Aging is not lost youth but a new stage of opportunity and strength. ~ Betty Friedan
I’ve realized something recently, I’m becoming my grandfather, my paternal grandfather to be specific. It really hit me looking in the mirror wearing a mask the other day at work. It was mostly about the fact that I really can notice, now that I shave my head, the elongation of my ears over the last decade. It’s one of those disturbing facts that I know for absolutely no reason, the fact that your ears and nose continue to grow throughout your life. This was something that was always quite obvious with Grandpa Kane. We don’t really look alike, he, as you can see from the image above, looked prototypically Irish. I’ll never forget watching the first scene of Angela’s Ashes and realizing ever old Irish person in the scene looked a whole lot like my grandpa.
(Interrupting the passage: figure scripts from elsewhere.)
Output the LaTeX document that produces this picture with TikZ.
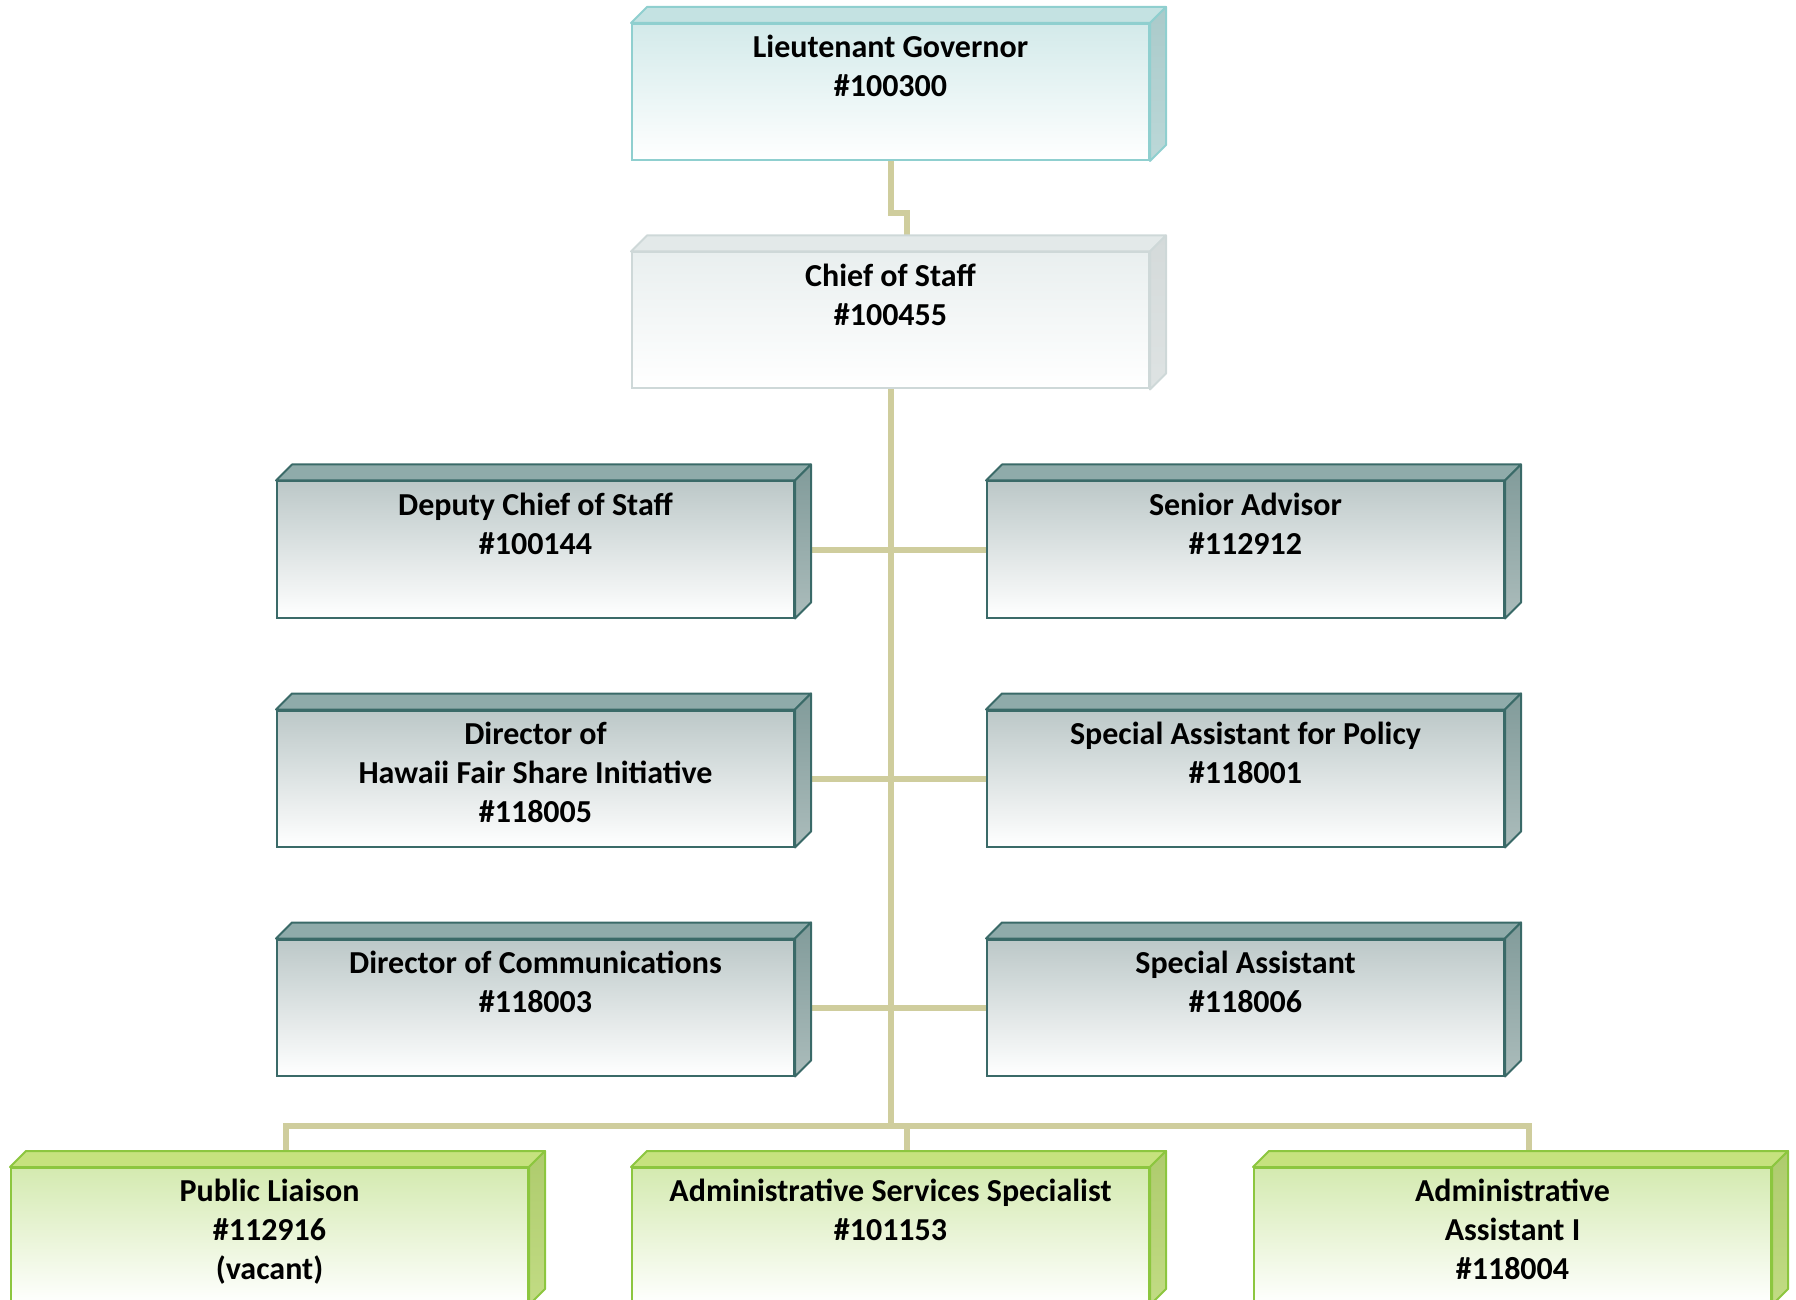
\documentclass[tikz,border=0pt]{standalone}
\usepackage{fontspec}
\setmainfont{Carlito}
\usetikzlibrary{positioning,backgrounds}

% colours per kind of post
\definecolor{govfront}{HTML}{D3EAEA}
\definecolor{govtop}{HTML}{C4E2E2}
\definecolor{govside}{HTML}{AACACA}
\definecolor{govsidelow}{HTML}{BCD8D8}
\definecolor{govline}{HTML}{8FCFCF}
\definecolor{cosfront}{HTML}{E9EFEF}
\definecolor{costop}{HTML}{E3E9E9}
\definecolor{cosside}{HTML}{D4DADA}
\definecolor{cossidelow}{HTML}{DEE3E3}
\definecolor{cosline}{HTML}{CED8D8}
\definecolor{stafffront}{HTML}{BCC8C8}
\definecolor{stafftop}{HTML}{8FABAA}
\definecolor{staffside}{HTML}{819B9A}
\definecolor{staffsidelow}{HTML}{ABBCBB}
\definecolor{staffline}{HTML}{3A6A68}
\definecolor{suppfront}{HTML}{D4EAB0}
\definecolor{supptop}{HTML}{C6E27E}
\definecolor{suppside}{HTML}{AECB6D}
\definecolor{suppsidelow}{HTML}{C2DC84}
\definecolor{suppline}{HTML}{8CC63F}
\definecolor{linkcol}{HTML}{CFCD9D}

\tikzset{
  post/.style={rectangle, minimum width=258.5pt, minimum height=68pt,
    inner sep=0pt, line width=1pt, bottom color=white},
  postext/.style={inner sep=0pt, align=center,
    font=\fontsize{16pt}{19.5pt}\selectfont\bfseries,
    execute at begin node=\strut},
  postedge/.style={line width=1pt, line join=round},
  link/.style={draw=linkcol, line width=3pt}
}

% box with its top and side faces: kind, name, centre, text
\newcommand{\post}[4]{%
  \node[post, draw=#1line, top color=#1front] (#2) at (#3) {};
  \node[postext, below=6pt of #2.north] (#2 text) {#4};
  \draw[#1line, fill=#1top, postedge] (#2.north west) -- ([shift={(8pt,8pt)}]#2.north west)
    -- ([shift={(8pt,8pt)}]#2.north east) -- (#2.north east) -- cycle;
  \draw[#1line, top color=#1side, bottom color=#1sidelow, postedge] (#2.north east)
    -- ([shift={(8pt,8pt)}]#2.north east) -- ([shift={(8pt,8pt)}]#2.south east)
    -- (#2.south east) -- cycle;
  \coordinate (#2 back) at ([shift={(8pt,8pt)}]#2.north);
}

\begin{document}
\begin{tikzpicture}[x=0.5pt, y=-0.5pt]
    \useasboundingbox (0,0) rectangle (1796,1300);

    \post{gov}{lg}{890.5,92}{Lieutenant Governor\\\#100300}
    \post{cos}{cos}{890.5,320.5}{Chief of Staff\\\#100455}

    \post{staff}{dcs}{535.5,549.5}{Deputy Chief of Staff\\\#100144}
    \post{staff}{adv}{1245.5,549.5}{Senior Advisor\\\#112912}
    \post{staff}{hfs}{535.5,778.5}{Director of\\Hawaii Fair Share Initiative\\\#118005}
    \post{staff}{pol}{1245.5,778.5}{Special Assistant for Policy\\\#118001}
    \post{staff}{com}{535.5,1007.5}{Director of Communications\\\#118003}
    \post{staff}{spa}{1245.5,1007.5}{Special Assistant\\\#118006}

    \post{supp}{pl}{269.5,1236}{Public Liaison\\\#112916\\(vacant)}
    \post{supp}{ass}{890.5,1236}{Administrative Services Specialist\\\#101153}
    \post{supp}{aa}{1512.5,1236}{Administrative\\Assistant I\\\#118004}

    \coordinate (bus) at (890.5,1126);

    \begin{scope}[on background layer]
      \draw[link] (lg.south) -- ++(0,52) -| (cos back);
      \draw[link] (cos.south) -- (bus);
      \draw[link] (dcs.east) -- (adv.west);
      \draw[link] (hfs.east) -- (pol.west);
      \draw[link] (com.east) -- (spa.west);
      \draw[link] (pl back) |- (bus) -| (aa back);
      \draw[link] (ass back) |- (bus);
    \end{scope}
\end{tikzpicture}
\end{document}
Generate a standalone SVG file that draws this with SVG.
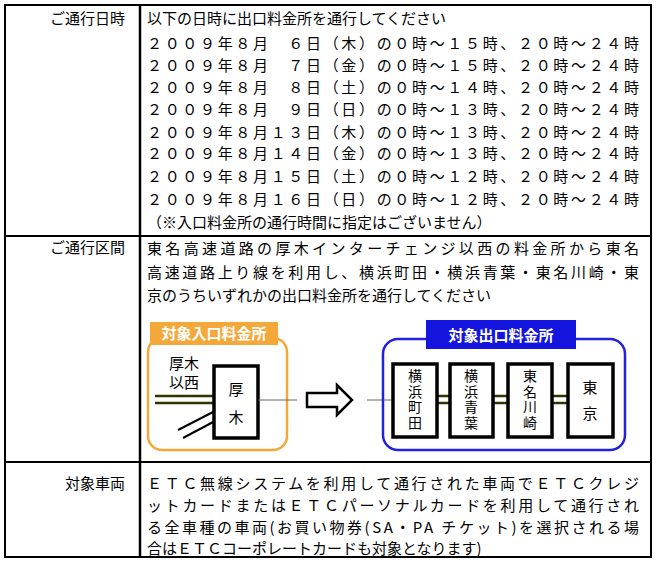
<svg xmlns="http://www.w3.org/2000/svg" width="660" height="562" viewBox="0 0 660 562">
<style>
text{font-family:"Noto Sans CJK JP","Liberation Sans",sans-serif;font-size:15px;fill:#000}
.w{fill:#fff;font-weight:bold;font-size:15px}
.st{fill:#fff;stroke:#000;stroke-width:3.5}
.rd{stroke:#333300;stroke-width:2.5}
.c{text-anchor:middle}
.v{writing-mode:vertical-rl;font-size:14px;letter-spacing:1.5px}
.lbl{text-anchor:end}
</style>
<rect width="660" height="562" fill="#fff"/>
<g id="table" fill="none" stroke="#000">
<rect x="5" y="5" width="646" height="552" stroke-width="2"/>
<line x1="140" y1="5" x2="140" y2="557" stroke-width="2.5"/>
<line x1="5" y1="236" x2="651" y2="236" stroke-width="2"/>
<line x1="5" y1="462" x2="651" y2="462" stroke-width="2"/>
</g>
<g id="labels">
<text x="125" y="24" class="lbl">ご通行日時</text>
<text x="125" y="253" class="lbl">ご通行区間</text>
<text x="125" y="489" class="lbl">対象車両</text>
</g>
<g id="dates">
<text x="147" y="24">以下の日時に出口料金所を通行してください</text>
<text x="147" y="49" textLength="492">２００９年８月　６日（木）の０時～１５時、２０時～２４時</text>
<text x="147" y="71" textLength="492">２００９年８月　７日（金）の０時～１５時、２０時～２４時</text>
<text x="147" y="93" textLength="492">２００９年８月　８日（土）の０時～１４時、２０時～２４時</text>
<text x="147" y="115" textLength="492">２００９年８月　９日（日）の０時～１３時、２０時～２４時</text>
<text x="147" y="138" textLength="492">２００９年８月１３日（木）の０時～１３時、２０時～２４時</text>
<text x="147" y="159" textLength="492">２００９年８月１４日（金）の０時～１３時、２０時～２４時</text>
<text x="147" y="182" textLength="492">２００９年８月１５日（土）の０時～１２時、２０時～２４時</text>
<text x="147" y="205" textLength="492">２００９年８月１６日（日）の０時～１２時、２０時～２４時</text>
<text x="147" y="228">（※入口料金所の通行時間に指定はございません）</text>
</g>
<g id="section">
<text x="147" y="254" textLength="492">東名高速道路の厚木インターチェンジ以西の料金所から東名</text>
<text x="147" y="278" textLength="492">高速道路上り線を利用し、横浜町田・横浜青葉・東名川崎・東</text>
<text x="147" y="301">京のうちいずれかの出口料金所を通行してください</text>
</g>
<g id="entry">
<rect x="148" y="338" width="139" height="112" rx="14" fill="none" stroke="#f5a83a" stroke-width="2.5"/>
<rect x="150" y="322" width="128" height="23" fill="#f5a83a"/>
<text x="214" y="339" class="w c">対象入口料金所</text>
<text x="169" y="369" font-size="14">厚木</text>
<text x="169" y="388" font-size="14">以西</text>
<line x1="155" y1="396" x2="215" y2="396" class="rd"/>
<line x1="155" y1="403" x2="215" y2="403" class="rd"/>
<line x1="178" y1="430" x2="215" y2="411" stroke="#000" stroke-width="2"/>
<line x1="183" y1="438" x2="215" y2="421" stroke="#000" stroke-width="2"/>
<rect x="214" y="366" width="44" height="72" class="st"/>
<text x="236" y="382" class="v" style="font-size:15px;letter-spacing:13px">厚木</text>
</g>
<g id="connectors">
<line x1="258" y1="400" x2="297" y2="400" stroke="#666" stroke-width="1"/>
<path d="M307 393 H337 V385 L352 400 L337 415 V407 H307 Z" fill="#fff" stroke="#000" stroke-width="2.5"/>
<line x1="367" y1="400" x2="395" y2="400" stroke="#666" stroke-width="1"/>
</g>
<g id="exit">
<rect x="383" y="339" width="242" height="111" rx="15" fill="none" stroke="#2222dd" stroke-width="2.5"/>
<rect x="426" y="320" width="150" height="29" fill="#1515e0"/>
<text x="501" y="341" class="w c">対象出口料金所</text>
<line x1="437" y1="396" x2="568" y2="396" class="rd"/>
<line x1="437" y1="403" x2="568" y2="403" class="rd"/>
<g id="yokohamamachida"><rect x="393" y="364" width="44" height="73" class="st"/>
<text x="415" y="369" class="v">横浜町田</text></g>
<g id="yokohamaaoba"><rect x="450" y="364" width="43" height="73" class="st"/>
<text x="471" y="369" class="v">横浜青葉</text></g>
<g id="tomeikawasaki"><rect x="508" y="364" width="44" height="73" class="st"/>
<text x="530" y="369" class="v">東名川崎</text></g>
<g id="tokyo"><rect x="568" y="364" width="45" height="73" class="st"/>
<text x="590" y="380" class="v" style="font-size:15px;letter-spacing:11px">東京</text></g>
</g>
<g id="vehicles">
<text x="147" y="489" textLength="492">ＥＴＣ無線システムを利用して通行された車両でＥＴＣクレジ</text>
<text x="147" y="511" textLength="492">ットカードまたはＥＴＣパーソナルカードを利用して通行され</text>
<text x="147" y="533" textLength="492">る全車種の車両(お買い物券(SA・PA チケット)を選択される場</text>
<text x="147" y="554">合はＥＴＣコーポレートカードも対象となります)</text>
</g>
</svg>
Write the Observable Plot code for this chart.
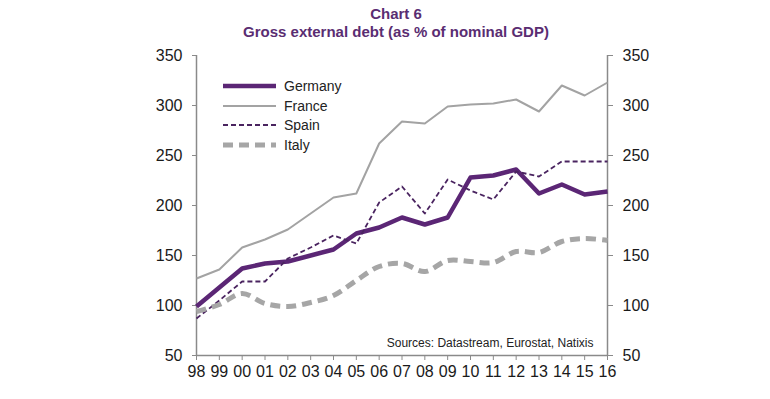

In addition to my ears, and even more so, I find myself adapting my grandfather’s attitude. He laughed a lot, and he wasn’t usually laughing with you. People in general both amused and annoyed him, I’m so identifying with that emotion at this point in my life. He wasn’t one of those get off my lawn kind of old men, he was much more intense.

The story I told about him at his funeral was about his garden. He loved to garden and it’s a love that he helped inspire in me as well. He always grew tomatoes and roses and one summer a man from the neighborhood with some developmental issues went in the yard and stomped the garden flat. My grandfather was a hard man, he earned it. You see he’d been drafted into the army for World War II at 33 years-old with four small children at home. He ended up as a Ranger and his first action was on the first wave on D-day, a couple of weeks later he was hit by shrapnel from a grenade and captured by the Germans. He spent a year as a prisoner of war, he escaped, was recaptured, spent a night in a death camp, the story of that night was the only time I ever saw him cry.
So he was a hard guy, a man who worked as a steam pipe fitter in New York City. He was also not shy about throwing his hands, he grew up in a different time. He was a young man during the Great Depression. So, at 87 years-old, weeks after the garden incident he saw the man with his father and he unloaded verbally from the top step of his stoop. The man’s father made the mistake of looking at my grandfather and saying, what are you going to anyway old man. The answer was a full body flying right cross off the stoop. The man, in his 50’s, was almost certainly just trying to control my grandfather but in the ensuing scuffle my grandfather fell, hit his head and ended up in the hospital.
I happened to come home from grad school that night and there were too many people in the house. I asked what’s up, they said Grandpa and I asked if he was dead. The answer, no he got in a fight and is in the hospital, made me smile. When I finally saw him the next day, I asked him what the hell he was thinking. He looked at me and he said, so seriously, “I hit him up under the gut with everything I had, and he didn’t go down. I might be getting old.” Quite honestly I believe that was the first time he ever considered himself old, I smiled and hoped that I could hold off on that thought until I was his age, so far, so good.
So that thought hitting me, that I’m turning into my grandfather was bittersweet. It was a reminder that in fact I’m old enough to be a grandfather, many of my friends are grandparents. It was a reminder that there are far fewer days ahead than behind for me. It was a reminder of how much I miss that old bastard our walks and our magnificent conversations. But remembering him is always sweet and the thought that I’m becoming him does make me happy. If I can be that alive, that feisty, that amused by life and that willing to throw a punch into my eighties, I’ll consider my life a success.